Sical Logistics in news
Sical Logistics shares traded firm in early action after the company received regulatory approval to commence commercial operations at its newly developed Gati Shakti Cargo Terminal in Tamil Nadu. The stock opened at Rs.96.85 and touched an intraday high of Rs.98.62, trading around Rs.96–97 levels, compared with a largely flat broader market. The counter has now gained traction after weeks of range-bound movement, even as it remains significantly below its 52-week high of Rs.161.10.

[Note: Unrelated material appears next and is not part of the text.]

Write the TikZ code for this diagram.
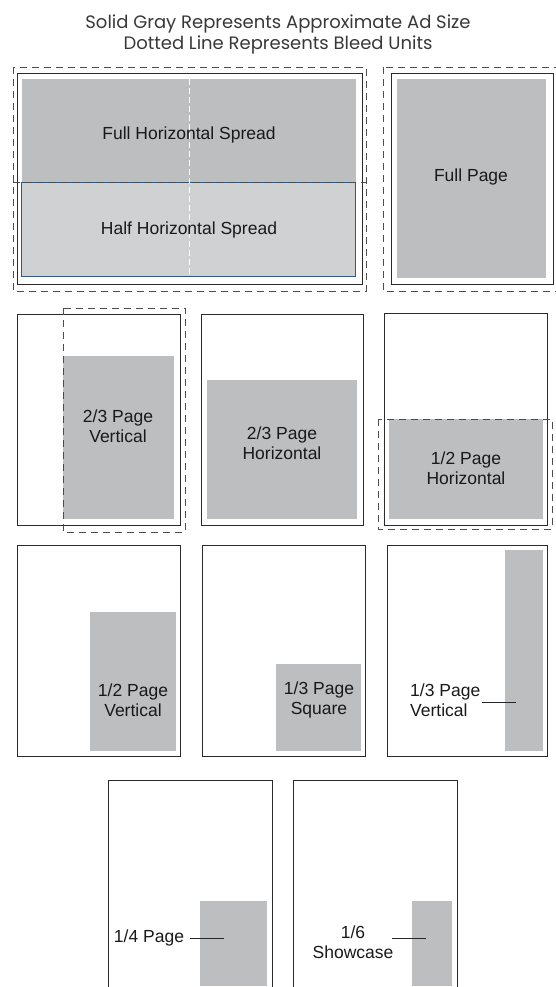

The buying interest was triggered by Southern Railway’s approval for commissioning the terminal at Anuppampattu near Ponneri, developed by its subsidiary Sical Multimodal and Rail Transport. This facility, part of the Government’s Gati Shakti infrastructure push, strengthens Sical’s rail-linked cargo handling capabilities and positions it to benefit from rising freight movement and modal shift towards integrated rail-road logistics. While financial contribution will be gradual, the operational start signals improved asset utilisation from FY26 onwards.
From a strategic perspective, the development aligns with Sical’s broader transition from traditional port services to infrastructure-backed multimodal logistics. With investments in container terminals, freight stations and rail connectivity, the company is attempting to build a more stable revenue base amid a competitive and capital-intensive logistics environment. However, execution efficiency and consistency in cargo volumes will remain key monitorables.
At current levels, the stock continues to trade well below its historical peak, highlighting that while near-term sentiment has improved, sustained re-rating will depend on throughput visibility, operating leverage and balance sheet discipline. The commissioning of the terminal is seen as a positive structural step, though investors are likely to track the pace at which this facility contributes meaningfully to earnings over the next few quarters.